Records provided:
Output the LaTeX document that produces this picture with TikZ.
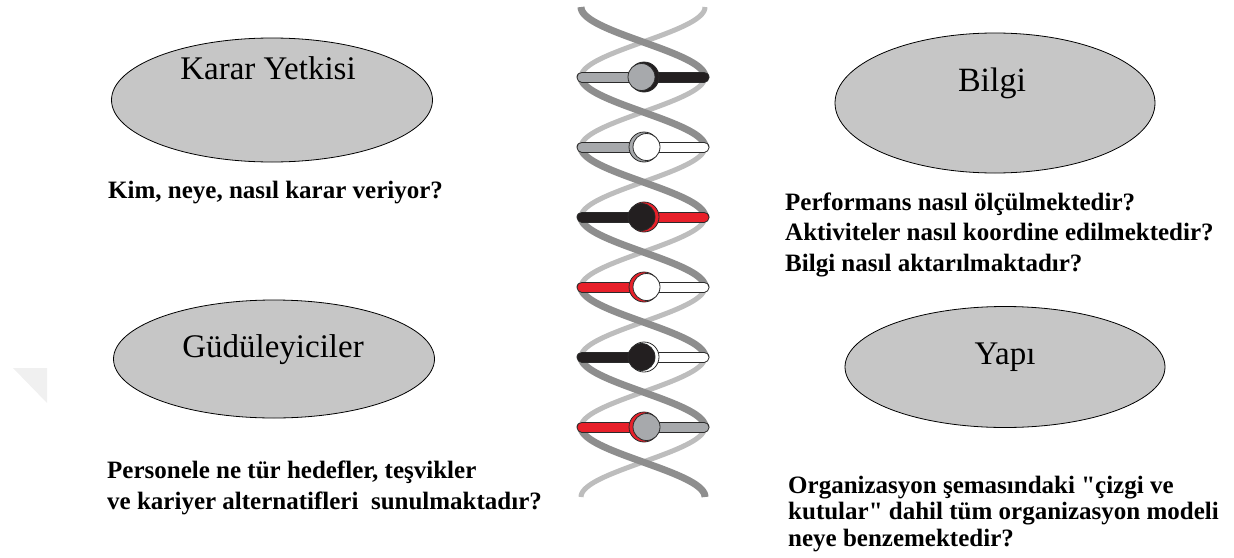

==

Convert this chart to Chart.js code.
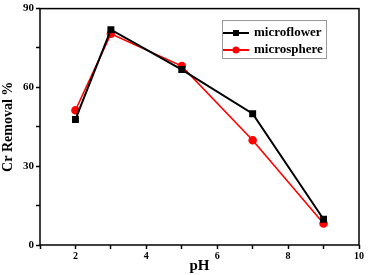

---

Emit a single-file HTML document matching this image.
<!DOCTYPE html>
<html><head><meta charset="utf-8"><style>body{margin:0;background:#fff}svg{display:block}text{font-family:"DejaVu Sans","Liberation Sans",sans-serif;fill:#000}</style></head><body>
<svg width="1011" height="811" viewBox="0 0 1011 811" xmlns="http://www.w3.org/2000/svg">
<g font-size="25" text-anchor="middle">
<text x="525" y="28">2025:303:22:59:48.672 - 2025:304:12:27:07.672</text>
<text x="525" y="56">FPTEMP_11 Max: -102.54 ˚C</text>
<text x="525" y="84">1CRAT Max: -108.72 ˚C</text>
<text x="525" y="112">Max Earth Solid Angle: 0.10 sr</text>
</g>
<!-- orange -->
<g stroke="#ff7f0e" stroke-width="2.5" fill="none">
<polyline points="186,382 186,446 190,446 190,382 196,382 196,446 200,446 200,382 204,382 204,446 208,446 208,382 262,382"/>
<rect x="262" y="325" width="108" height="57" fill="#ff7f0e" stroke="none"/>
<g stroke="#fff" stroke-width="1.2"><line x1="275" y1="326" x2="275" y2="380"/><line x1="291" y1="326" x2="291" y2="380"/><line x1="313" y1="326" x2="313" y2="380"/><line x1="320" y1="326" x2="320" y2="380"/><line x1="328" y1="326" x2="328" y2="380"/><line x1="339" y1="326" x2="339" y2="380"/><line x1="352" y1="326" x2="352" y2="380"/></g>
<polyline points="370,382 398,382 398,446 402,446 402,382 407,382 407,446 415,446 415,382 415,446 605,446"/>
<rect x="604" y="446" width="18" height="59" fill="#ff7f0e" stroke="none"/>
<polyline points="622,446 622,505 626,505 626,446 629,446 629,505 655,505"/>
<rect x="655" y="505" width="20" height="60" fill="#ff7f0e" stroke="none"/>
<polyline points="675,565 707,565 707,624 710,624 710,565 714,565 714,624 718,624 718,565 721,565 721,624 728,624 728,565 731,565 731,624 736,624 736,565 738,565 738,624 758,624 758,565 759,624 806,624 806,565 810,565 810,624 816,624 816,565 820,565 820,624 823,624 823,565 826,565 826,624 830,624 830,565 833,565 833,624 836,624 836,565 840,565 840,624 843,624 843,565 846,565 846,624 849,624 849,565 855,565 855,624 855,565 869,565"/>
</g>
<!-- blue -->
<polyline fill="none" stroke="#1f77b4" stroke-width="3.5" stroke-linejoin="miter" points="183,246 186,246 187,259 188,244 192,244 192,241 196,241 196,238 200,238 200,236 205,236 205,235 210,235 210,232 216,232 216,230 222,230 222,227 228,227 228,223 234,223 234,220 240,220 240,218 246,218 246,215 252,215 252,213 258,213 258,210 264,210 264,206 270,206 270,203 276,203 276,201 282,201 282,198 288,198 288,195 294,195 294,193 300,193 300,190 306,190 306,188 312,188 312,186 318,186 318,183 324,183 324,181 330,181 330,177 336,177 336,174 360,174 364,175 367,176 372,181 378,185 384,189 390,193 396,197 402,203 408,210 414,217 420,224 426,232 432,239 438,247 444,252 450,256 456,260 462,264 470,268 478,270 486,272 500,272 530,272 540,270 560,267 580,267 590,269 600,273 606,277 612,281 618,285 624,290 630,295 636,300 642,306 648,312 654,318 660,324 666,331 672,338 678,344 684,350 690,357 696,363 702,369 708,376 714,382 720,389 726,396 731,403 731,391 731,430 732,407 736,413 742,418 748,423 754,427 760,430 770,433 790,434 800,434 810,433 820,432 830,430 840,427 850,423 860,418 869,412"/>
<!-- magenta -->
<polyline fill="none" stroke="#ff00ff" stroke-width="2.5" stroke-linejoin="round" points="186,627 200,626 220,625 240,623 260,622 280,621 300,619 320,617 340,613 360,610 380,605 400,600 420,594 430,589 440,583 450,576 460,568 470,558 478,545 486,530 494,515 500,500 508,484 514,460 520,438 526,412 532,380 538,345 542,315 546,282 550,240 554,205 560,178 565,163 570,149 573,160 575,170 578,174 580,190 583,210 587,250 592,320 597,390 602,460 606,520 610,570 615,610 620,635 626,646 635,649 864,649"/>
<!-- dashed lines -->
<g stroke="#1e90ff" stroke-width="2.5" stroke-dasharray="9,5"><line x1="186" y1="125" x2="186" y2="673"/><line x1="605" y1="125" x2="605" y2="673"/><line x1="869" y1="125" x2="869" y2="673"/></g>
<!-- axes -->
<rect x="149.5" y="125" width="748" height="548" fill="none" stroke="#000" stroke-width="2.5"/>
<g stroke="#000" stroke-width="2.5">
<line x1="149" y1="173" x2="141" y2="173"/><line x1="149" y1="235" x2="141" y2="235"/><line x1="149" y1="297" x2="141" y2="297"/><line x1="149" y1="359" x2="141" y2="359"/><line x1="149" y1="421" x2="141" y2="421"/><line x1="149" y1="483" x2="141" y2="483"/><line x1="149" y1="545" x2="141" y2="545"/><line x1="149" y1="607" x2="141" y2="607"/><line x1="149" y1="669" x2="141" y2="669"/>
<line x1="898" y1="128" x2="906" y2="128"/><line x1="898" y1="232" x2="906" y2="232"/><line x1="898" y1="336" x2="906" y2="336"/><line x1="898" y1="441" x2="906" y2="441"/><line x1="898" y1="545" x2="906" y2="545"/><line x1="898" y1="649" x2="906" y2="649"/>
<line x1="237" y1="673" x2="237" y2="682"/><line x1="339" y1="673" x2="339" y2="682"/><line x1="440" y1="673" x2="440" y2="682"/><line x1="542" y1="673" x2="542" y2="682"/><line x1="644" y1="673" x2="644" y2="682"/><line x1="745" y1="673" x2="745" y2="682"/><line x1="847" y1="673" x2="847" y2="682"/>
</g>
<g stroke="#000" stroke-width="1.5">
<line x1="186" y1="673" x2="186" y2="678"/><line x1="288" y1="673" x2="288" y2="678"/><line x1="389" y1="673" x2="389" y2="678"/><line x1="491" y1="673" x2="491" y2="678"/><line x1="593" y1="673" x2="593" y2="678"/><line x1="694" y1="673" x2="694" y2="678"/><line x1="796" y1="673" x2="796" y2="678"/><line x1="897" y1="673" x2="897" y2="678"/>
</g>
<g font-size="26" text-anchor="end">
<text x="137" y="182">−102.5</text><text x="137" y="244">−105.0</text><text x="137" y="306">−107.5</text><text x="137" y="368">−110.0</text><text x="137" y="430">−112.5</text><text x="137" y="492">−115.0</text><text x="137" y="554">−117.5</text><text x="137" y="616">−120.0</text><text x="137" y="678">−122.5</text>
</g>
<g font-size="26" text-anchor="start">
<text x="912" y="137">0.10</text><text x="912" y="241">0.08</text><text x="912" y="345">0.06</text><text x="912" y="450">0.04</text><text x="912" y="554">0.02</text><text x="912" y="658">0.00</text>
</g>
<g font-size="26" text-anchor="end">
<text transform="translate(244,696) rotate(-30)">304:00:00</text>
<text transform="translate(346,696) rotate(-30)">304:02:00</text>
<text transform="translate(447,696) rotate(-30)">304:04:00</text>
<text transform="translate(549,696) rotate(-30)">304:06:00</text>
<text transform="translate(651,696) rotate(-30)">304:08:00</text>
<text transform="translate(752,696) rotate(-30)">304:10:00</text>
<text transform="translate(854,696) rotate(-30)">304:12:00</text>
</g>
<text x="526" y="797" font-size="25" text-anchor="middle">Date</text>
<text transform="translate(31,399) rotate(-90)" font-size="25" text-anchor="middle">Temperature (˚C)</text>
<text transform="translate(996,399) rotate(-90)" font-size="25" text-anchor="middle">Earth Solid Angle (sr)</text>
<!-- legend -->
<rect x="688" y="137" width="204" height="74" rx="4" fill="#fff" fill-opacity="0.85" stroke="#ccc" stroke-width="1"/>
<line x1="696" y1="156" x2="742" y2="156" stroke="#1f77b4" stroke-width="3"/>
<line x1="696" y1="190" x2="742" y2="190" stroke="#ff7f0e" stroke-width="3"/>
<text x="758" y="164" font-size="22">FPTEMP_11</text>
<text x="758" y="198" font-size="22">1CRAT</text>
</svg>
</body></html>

What is being asked:
From the records above, pick out and copy each line holding the word "this".

The result:
Output the LaTeX document that produces this picture with TikZ.
Convert this chart to Chart.js code.
Emit a single-file HTML document matching this image.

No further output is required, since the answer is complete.